Stored records:
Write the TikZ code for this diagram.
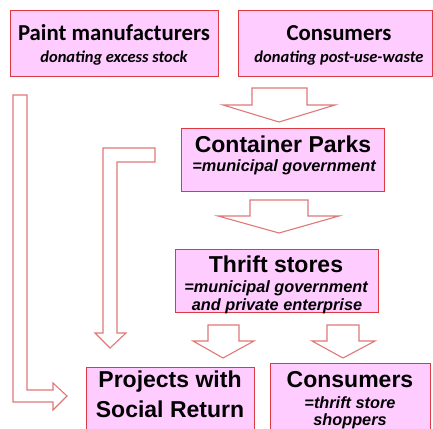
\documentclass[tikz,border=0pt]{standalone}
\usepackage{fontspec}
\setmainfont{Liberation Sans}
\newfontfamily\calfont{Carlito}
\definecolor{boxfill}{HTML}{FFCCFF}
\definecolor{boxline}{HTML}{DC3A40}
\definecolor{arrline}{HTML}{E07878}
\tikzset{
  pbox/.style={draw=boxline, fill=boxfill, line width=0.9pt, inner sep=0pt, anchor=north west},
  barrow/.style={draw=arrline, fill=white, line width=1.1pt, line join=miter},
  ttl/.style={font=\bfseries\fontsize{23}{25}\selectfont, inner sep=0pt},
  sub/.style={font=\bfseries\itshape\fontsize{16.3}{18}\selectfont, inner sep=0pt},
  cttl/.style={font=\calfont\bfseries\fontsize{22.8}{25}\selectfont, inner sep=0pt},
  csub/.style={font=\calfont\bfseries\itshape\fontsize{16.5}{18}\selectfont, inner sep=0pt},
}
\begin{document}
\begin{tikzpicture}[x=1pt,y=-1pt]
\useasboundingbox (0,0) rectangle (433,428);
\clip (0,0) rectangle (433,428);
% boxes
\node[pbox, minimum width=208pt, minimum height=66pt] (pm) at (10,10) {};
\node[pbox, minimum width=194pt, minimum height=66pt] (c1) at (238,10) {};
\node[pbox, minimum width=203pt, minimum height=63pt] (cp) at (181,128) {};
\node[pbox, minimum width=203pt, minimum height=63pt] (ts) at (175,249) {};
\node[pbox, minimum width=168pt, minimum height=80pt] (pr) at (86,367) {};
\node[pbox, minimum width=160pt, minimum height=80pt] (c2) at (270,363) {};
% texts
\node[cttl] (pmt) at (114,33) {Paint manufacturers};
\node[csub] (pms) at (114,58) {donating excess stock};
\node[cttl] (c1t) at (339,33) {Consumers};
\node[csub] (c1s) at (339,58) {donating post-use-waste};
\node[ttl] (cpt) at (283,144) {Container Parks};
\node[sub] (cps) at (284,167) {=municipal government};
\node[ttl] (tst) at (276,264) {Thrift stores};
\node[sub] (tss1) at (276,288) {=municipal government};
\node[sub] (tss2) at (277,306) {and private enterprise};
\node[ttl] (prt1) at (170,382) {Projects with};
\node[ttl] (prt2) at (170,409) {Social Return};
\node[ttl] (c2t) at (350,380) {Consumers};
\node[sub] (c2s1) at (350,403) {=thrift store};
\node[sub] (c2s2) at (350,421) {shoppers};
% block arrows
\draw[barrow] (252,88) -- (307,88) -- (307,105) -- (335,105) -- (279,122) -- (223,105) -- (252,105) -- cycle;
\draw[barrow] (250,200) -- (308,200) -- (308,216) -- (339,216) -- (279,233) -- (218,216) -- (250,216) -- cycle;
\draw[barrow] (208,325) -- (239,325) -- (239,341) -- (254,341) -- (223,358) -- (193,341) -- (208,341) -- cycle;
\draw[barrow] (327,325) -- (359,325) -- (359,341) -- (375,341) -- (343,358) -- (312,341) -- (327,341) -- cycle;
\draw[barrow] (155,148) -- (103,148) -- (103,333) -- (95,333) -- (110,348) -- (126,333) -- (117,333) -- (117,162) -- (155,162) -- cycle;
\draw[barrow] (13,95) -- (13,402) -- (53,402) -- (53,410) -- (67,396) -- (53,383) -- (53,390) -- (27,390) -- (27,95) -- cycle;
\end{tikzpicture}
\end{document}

...

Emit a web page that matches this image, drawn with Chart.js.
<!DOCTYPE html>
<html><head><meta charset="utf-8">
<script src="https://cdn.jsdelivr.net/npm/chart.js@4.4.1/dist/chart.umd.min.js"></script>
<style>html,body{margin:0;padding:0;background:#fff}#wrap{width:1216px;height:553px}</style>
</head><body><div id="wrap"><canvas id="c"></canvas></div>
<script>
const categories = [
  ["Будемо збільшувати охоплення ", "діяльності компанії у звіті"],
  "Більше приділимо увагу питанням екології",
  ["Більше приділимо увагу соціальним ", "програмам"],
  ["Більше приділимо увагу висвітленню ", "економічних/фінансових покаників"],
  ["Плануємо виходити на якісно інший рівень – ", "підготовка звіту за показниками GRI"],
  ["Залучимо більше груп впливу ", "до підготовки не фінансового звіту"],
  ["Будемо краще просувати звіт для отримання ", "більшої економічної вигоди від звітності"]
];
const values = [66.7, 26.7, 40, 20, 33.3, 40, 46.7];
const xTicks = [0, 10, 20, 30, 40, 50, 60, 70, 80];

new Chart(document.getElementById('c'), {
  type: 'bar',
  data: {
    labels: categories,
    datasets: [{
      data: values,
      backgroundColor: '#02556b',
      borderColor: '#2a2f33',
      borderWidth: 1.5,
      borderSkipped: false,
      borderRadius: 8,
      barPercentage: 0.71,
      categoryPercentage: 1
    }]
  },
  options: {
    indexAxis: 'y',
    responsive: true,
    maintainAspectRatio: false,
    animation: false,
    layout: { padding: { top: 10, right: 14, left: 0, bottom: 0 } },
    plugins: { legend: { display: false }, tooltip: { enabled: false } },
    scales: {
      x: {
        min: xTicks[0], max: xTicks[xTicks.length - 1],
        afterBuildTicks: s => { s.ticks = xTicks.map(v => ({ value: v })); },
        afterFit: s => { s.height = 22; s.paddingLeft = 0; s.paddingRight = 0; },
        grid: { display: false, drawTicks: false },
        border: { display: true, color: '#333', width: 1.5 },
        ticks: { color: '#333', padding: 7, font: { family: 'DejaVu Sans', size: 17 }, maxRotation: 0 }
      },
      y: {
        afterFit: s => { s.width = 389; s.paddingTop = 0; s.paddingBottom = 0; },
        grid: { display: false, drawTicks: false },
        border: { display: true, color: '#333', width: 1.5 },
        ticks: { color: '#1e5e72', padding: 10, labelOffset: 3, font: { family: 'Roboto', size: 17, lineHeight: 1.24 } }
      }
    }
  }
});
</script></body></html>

- _Objective_:
Extract exactly and only the span of lines that begins at the line containing "Emit a web page" and ends at the line containing "60, 70, 80];".

- _Correct answer_:
Emit a web page that matches this image, drawn with Chart.js.
<!DOCTYPE html>
<html><head><meta charset="utf-8">
<script src="https://cdn.jsdelivr.net/npm/chart.js@4.4.1/dist/chart.umd.min.js"></script>
<style>html,body{margin:0;padding:0;background:#fff}#wrap{width:1216px;height:553px}</style>
</head><body><div id="wrap"><canvas id="c"></canvas></div>
<script>
const categories = [
  ["Будемо збільшувати охоплення ", "діяльності компанії у звіті"],
  "Більше приділимо увагу питанням екології",
  ["Більше приділимо увагу соціальним ", "програмам"],
  ["Більше приділимо увагу висвітленню ", "економічних/фінансових покаників"],
  ["Плануємо виходити на якісно інший рівень – ", "підготовка звіту за показниками GRI"],
  ["Залучимо більше груп впливу ", "до підготовки не фінансового звіту"],
  ["Будемо краще просувати звіт для отримання ", "більшої економічної вигоди від звітності"]
];
const values = [66.7, 26.7, 40, 20, 33.3, 40, 46.7];
const xTicks = [0, 10, 20, 30, 40, 50, 60, 70, 80];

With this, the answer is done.